El miércoles 7 de agosto, día clásico en las fiestas patrias de Colombia, se producirá el quizá más significativo cambio de gobierno en esa nación en los
últimos 50 años. Y el más emblemático de la centenaria fecha, pues que el nuevo presidente, Álvaro Uribe Vélez, estará frente a un desafío semejante.

Si entonces fue la independencia de la metrópoli española tras una guerra de diez años, ahora es la necesidad de terminar con un flagelo tan doloroso como aquél, pero mucho más sangriento: el conflicto que la nación enfrenta desde hace medio siglo contra fuerzas, hoy impregnadas de narcotráfico, terrorismo, secuestros y utilización de niños en la guerra contra el Estado.

Con el agregado terrible de que no solo desde los grupos de la izquierda armada vienen los disparos, sino también desde la derecha contrainsurgente, tan percudida de crímenes, tráfico de drogas y matanzas de inocentes, como los que dicen combatir.

El flamante presidente se enfrenta a un dilema que él cree tener resuelto, al menos en teoría: conversar con los insurgentes en busca de reanudar los diálogos de paz, o iniciar una ofensiva definitiva, como parece preferir,
hasta la derrota de los grupos armados. Derrota que, si se consigue, no será en poco tiempo sino en una larga guerra civil, declarada ya oficialmente.

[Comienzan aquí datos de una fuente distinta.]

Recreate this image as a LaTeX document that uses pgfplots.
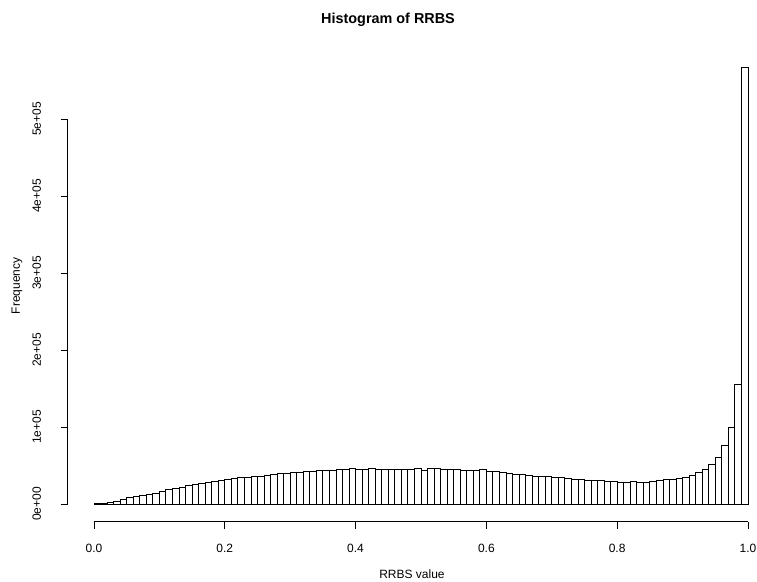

Aunque Estados Unidos interviniese con armas y hombres, lo cual solo posibilitaría el convertir a la nación vecina en un nuevo y quizá catastrófico Vietnam.

Pero no será contra las FARC, el ELN y el paramilitarismo, la única batalla que deberá librar el presidente Uribe en los siguientes cuatro años. La situación económica es otro detonante: desempleo del 17%; recesión evidente en una economía que, a pesar de la guerra, se había mantenido dinámica, pero que ya no soporta la inseguridad interna ni el coletazo que viene del cono sur; y más de $4 500 millones evaporados del país en los últimos tres años,
según analistas creíbles. Solo la inflación ha decrecido hasta el 7% anual, lo que se explica por la recesión.

Pero la crisis de la economía y el riesgo de una escalada del conflicto interno son apenas dos de los muchos ángulos de la crisis. El país se encuentra, además, en un estado de indefensión interna que se traduce en emigración, en indolencia, en agresividad permanente, e incluso hasta en
degradación de los valores éticos: sobrevivir a costa de lo que sea y defender la vida o los bienes con cualquier arma legítima o ilegítima, se van haciendo actitudes constantes en el ciudadano común, que pueden convertirse en patológicas del carácter de una nación que siempre ha vivido
a la defensiva de sí misma.

Le espera al nuevo gobernante una tarea ímproba: detener la guerra mediante el diálogo o las balas; enfrentar la realidad de una economía en recesión y una reserva monetaria decreciente; cambiar la mentalidad de un pueblo al que la sangre derramada sin pausa le viene haciendo trizas sus viejas reservas morales; y volver a tomar el rumbo hacia el futuro que se perdió aquel medio día del 9 de abril de 1948, con el asesinato que inició la espiral del conflicto que hoy tiene a Colombia como nación en crisis y vecino conflictivo.